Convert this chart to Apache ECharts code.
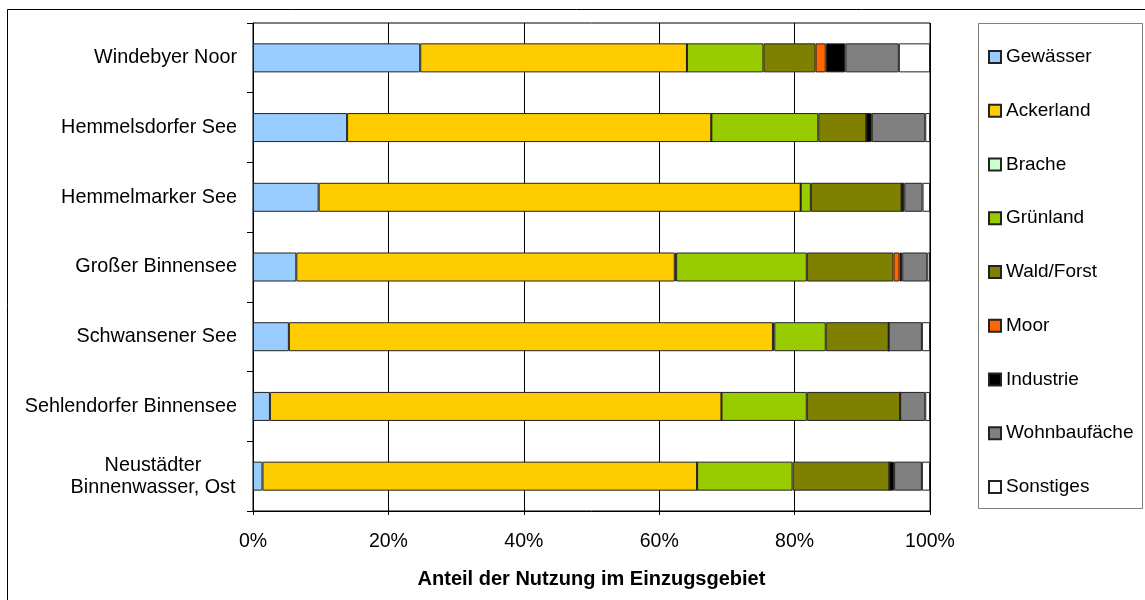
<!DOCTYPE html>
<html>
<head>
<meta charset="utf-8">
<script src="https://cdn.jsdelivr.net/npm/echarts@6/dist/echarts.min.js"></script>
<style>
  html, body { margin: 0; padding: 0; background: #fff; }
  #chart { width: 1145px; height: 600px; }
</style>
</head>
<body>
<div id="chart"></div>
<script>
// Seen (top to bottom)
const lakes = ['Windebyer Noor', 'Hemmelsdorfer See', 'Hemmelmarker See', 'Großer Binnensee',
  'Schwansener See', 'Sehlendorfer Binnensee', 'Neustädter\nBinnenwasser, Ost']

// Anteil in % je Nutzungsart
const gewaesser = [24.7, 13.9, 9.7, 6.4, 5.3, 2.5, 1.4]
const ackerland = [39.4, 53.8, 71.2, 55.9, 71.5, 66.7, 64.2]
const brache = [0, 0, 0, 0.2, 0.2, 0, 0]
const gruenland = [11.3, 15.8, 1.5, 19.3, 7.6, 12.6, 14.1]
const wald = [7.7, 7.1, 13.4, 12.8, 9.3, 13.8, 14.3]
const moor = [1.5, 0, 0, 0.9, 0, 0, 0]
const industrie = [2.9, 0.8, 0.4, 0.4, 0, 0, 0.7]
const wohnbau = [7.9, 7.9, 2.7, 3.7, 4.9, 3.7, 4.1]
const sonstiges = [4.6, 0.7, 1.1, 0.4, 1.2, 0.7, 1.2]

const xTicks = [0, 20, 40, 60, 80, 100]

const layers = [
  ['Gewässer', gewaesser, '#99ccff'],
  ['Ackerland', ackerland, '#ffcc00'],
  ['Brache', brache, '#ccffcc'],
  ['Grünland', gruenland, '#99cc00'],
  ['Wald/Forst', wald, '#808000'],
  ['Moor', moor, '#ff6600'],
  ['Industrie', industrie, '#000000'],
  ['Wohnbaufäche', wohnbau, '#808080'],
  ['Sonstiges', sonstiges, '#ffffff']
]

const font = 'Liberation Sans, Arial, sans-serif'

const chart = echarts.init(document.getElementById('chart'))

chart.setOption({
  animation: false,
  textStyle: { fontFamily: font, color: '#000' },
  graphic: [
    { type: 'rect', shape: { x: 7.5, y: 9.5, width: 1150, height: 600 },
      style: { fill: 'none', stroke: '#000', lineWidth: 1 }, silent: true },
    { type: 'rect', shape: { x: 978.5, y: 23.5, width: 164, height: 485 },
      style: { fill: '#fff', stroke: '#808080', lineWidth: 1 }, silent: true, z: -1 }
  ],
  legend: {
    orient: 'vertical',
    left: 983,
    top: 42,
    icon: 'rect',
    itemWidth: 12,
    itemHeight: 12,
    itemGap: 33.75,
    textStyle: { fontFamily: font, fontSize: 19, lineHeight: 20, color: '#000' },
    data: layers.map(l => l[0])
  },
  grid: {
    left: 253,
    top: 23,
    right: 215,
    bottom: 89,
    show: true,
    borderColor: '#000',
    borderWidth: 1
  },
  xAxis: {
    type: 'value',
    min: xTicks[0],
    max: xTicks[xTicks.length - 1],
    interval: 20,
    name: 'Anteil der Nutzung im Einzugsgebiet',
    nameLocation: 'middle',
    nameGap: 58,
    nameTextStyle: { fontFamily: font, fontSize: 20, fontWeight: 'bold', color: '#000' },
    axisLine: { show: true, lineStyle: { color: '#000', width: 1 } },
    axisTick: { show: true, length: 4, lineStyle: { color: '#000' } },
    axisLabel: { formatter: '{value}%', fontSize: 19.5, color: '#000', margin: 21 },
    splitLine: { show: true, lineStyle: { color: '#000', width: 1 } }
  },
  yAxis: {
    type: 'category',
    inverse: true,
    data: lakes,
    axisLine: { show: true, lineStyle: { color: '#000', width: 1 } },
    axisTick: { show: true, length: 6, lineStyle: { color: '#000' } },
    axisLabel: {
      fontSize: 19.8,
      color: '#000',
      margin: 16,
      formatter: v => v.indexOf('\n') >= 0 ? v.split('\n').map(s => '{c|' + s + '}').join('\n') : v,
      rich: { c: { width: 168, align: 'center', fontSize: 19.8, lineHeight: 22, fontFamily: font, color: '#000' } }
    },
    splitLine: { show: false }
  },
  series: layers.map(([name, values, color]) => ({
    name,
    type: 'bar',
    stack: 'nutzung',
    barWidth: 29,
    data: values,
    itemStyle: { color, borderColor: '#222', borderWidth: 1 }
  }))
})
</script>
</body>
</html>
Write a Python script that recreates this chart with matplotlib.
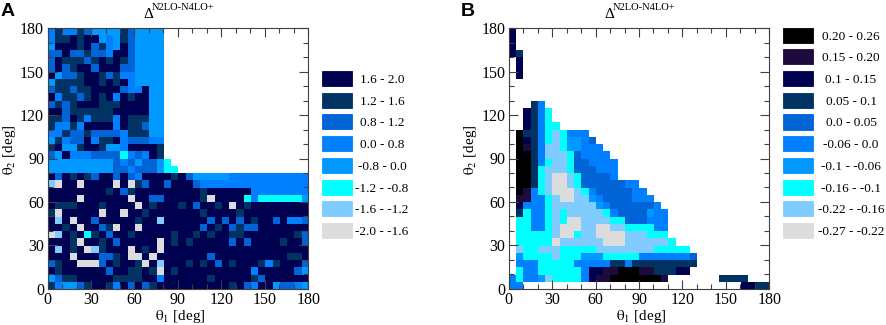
------------------------------
* **What you will do**
Your task is to restate word for word the lines from the top of the data to the line containing "Binnensee', 'Neustädter\nBinnenwasser, Ost']", both ends included, with every picture left out.

* **Written reply**
Convert this chart to Apache ECharts code.
<!DOCTYPE html>
<html>
<head>
<meta charset="utf-8">
<script src="https://cdn.jsdelivr.net/npm/echarts@6/dist/echarts.min.js"></script>
<style>
  html, body { margin: 0; padding: 0; background: #fff; }
  #chart { width: 1145px; height: 600px; }
</style>
</head>
<body>
<div id="chart"></div>
<script>
// Seen (top to bottom)
const lakes = ['Windebyer Noor', 'Hemmelsdorfer See', 'Hemmelmarker See', 'Großer Binnensee',
  'Schwansener See', 'Sehlendorfer Binnensee', 'Neustädter\nBinnenwasser, Ost']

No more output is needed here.